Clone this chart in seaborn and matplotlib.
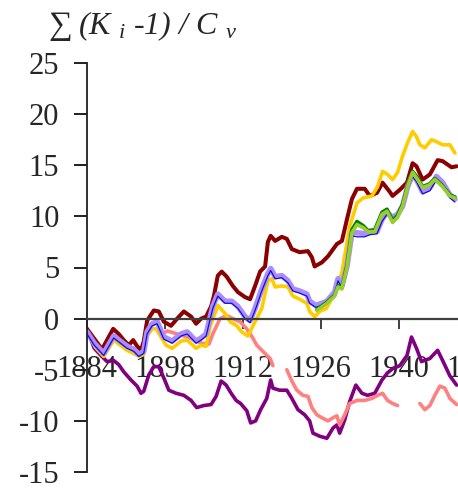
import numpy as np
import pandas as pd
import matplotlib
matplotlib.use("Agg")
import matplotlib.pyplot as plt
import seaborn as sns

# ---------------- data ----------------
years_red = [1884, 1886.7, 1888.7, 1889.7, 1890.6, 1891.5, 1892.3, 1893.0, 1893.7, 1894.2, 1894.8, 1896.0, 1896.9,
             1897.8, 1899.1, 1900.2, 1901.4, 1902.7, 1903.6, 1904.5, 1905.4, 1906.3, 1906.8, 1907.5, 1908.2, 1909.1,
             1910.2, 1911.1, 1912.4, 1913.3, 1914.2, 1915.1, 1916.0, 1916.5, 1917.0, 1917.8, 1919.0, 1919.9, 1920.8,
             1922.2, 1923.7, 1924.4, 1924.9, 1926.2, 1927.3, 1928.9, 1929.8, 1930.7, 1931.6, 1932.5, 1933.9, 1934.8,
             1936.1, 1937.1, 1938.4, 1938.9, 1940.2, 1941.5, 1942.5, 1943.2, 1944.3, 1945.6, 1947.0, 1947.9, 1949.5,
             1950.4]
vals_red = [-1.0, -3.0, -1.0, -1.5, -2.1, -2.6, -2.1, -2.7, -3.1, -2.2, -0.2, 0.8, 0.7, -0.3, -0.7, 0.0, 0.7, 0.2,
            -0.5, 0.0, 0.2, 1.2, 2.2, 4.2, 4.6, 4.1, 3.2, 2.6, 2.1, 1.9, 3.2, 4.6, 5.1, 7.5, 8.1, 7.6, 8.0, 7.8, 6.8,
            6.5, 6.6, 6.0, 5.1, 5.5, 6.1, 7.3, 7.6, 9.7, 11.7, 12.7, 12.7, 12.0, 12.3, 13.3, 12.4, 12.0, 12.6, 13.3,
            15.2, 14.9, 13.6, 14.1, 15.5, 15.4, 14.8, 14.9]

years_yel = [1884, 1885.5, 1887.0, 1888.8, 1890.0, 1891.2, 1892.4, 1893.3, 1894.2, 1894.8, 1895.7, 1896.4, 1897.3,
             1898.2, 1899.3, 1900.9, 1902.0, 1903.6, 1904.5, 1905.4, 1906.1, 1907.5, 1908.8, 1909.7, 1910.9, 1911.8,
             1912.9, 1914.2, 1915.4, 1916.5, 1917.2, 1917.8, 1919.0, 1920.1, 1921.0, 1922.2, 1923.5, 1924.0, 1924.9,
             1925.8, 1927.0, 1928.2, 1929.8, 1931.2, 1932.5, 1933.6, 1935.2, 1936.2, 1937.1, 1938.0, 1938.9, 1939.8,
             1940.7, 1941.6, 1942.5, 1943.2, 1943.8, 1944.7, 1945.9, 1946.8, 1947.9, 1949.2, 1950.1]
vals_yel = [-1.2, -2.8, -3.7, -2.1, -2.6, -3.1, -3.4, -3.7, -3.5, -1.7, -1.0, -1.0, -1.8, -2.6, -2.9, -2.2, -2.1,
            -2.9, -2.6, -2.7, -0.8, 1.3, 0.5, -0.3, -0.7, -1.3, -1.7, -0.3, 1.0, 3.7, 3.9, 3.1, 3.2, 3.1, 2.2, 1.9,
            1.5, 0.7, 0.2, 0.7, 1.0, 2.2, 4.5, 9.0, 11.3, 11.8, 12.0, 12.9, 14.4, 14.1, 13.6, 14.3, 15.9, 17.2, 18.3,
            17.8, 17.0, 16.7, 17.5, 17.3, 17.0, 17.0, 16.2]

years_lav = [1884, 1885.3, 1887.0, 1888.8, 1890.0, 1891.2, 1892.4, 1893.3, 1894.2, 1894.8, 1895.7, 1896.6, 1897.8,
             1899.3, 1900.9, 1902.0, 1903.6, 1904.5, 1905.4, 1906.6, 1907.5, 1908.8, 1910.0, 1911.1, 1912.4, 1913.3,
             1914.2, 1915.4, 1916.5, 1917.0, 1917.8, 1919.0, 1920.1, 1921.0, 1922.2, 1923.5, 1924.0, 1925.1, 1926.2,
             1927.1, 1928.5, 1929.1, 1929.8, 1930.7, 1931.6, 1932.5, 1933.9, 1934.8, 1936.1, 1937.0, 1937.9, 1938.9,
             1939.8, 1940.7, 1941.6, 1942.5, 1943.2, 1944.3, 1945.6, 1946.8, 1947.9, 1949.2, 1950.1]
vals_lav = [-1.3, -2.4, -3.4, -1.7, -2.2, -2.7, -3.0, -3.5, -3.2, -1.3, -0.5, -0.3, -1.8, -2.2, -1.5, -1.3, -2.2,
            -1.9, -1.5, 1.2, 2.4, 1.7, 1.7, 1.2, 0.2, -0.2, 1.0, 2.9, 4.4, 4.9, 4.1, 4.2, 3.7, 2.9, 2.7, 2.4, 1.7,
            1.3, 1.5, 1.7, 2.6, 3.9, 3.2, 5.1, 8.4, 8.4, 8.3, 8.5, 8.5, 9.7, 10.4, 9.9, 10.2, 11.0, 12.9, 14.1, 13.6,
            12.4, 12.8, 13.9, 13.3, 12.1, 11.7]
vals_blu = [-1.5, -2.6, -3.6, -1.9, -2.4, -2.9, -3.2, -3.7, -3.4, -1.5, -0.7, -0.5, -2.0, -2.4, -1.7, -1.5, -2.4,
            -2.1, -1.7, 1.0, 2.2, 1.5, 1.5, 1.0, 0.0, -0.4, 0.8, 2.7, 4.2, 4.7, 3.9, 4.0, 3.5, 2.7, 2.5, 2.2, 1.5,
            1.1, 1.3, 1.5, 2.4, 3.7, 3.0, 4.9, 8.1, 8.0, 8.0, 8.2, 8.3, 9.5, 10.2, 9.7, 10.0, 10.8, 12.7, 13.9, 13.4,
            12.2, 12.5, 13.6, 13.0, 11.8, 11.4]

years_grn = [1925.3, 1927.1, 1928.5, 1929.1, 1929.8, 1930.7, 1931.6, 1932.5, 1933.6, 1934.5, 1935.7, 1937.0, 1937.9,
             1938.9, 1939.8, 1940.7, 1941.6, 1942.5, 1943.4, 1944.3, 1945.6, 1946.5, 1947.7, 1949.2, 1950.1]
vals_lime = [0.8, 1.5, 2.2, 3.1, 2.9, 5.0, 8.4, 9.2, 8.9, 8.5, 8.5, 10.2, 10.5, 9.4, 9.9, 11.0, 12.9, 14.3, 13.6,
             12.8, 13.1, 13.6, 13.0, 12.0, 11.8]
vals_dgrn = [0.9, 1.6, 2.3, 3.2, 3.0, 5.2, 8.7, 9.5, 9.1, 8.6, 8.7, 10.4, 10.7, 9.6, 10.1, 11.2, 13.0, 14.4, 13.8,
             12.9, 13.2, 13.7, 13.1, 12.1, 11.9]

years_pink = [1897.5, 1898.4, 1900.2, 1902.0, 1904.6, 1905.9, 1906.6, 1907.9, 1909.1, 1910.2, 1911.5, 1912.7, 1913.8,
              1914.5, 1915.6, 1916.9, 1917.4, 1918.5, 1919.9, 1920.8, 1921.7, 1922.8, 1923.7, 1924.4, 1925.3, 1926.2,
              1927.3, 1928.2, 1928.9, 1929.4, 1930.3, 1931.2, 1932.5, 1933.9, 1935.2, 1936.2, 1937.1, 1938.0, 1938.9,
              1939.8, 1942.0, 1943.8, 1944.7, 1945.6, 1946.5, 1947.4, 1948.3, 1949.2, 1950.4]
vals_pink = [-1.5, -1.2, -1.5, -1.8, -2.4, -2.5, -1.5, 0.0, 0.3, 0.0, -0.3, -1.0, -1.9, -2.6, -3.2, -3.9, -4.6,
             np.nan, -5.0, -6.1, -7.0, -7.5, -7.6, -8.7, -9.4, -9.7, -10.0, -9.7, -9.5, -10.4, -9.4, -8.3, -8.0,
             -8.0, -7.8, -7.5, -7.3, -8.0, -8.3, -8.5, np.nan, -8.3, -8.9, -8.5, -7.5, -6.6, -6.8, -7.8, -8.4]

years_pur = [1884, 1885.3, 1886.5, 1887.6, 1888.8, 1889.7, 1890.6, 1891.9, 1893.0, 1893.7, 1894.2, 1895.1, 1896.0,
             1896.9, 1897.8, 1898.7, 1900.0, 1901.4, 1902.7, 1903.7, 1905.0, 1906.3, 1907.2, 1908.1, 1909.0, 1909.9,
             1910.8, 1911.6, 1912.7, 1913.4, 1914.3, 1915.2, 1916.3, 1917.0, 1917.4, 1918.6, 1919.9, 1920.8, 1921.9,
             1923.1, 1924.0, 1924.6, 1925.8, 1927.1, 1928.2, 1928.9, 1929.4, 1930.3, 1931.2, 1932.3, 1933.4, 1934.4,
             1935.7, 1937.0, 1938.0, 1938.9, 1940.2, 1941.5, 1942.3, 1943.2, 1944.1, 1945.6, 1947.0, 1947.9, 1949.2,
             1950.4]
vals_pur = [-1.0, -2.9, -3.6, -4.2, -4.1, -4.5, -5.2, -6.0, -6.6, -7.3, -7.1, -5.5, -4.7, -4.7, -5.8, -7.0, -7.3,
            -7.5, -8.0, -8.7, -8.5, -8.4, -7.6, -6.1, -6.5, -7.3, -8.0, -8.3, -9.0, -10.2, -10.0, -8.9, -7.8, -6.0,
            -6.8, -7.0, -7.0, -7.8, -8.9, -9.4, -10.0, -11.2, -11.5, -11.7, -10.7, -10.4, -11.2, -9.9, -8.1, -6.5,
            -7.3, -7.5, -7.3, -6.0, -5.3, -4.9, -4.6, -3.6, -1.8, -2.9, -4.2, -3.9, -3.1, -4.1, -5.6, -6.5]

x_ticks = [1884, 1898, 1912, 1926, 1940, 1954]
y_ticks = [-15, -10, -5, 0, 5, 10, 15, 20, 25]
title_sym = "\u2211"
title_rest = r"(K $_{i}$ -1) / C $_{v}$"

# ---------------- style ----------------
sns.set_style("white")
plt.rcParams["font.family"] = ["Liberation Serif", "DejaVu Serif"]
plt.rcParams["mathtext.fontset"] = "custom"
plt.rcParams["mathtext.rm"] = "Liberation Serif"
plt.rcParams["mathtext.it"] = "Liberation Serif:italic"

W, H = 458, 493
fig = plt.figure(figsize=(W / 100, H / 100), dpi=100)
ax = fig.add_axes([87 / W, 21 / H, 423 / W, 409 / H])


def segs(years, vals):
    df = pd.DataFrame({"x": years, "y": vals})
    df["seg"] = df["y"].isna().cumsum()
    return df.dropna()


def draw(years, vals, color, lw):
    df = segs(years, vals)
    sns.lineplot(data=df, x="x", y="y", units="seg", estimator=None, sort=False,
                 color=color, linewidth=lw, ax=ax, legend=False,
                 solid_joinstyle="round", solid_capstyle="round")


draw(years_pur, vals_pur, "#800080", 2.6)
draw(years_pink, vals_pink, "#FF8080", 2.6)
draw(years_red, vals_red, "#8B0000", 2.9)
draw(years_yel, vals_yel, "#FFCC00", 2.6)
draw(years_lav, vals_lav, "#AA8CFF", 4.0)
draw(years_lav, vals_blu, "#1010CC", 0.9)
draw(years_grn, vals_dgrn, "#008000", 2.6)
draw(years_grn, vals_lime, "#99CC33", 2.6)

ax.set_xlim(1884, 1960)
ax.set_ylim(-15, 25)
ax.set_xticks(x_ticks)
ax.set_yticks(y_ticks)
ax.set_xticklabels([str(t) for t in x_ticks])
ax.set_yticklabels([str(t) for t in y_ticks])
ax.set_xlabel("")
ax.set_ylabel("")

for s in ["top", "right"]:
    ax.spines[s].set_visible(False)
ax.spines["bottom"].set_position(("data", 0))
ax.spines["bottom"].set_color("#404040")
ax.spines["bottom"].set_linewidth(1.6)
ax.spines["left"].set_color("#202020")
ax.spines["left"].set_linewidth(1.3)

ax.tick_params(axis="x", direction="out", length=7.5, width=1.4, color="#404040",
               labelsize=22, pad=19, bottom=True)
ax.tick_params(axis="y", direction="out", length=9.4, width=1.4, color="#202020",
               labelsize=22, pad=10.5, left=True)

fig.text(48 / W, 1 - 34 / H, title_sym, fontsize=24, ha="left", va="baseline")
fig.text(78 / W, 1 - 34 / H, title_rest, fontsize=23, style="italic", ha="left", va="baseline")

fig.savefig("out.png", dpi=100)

·····

• _STATED GOAL_
Return only the lines running from the top of the data to the line that holds "import seaborn as sns". Include both of those lines, but skip the pictures.

• _PROBLEM SOLUTION_
Clone this chart in seaborn and matplotlib.
import numpy as np
import pandas as pd
import matplotlib
matplotlib.use("Agg")
import matplotlib.pyplot as plt
import seaborn as sns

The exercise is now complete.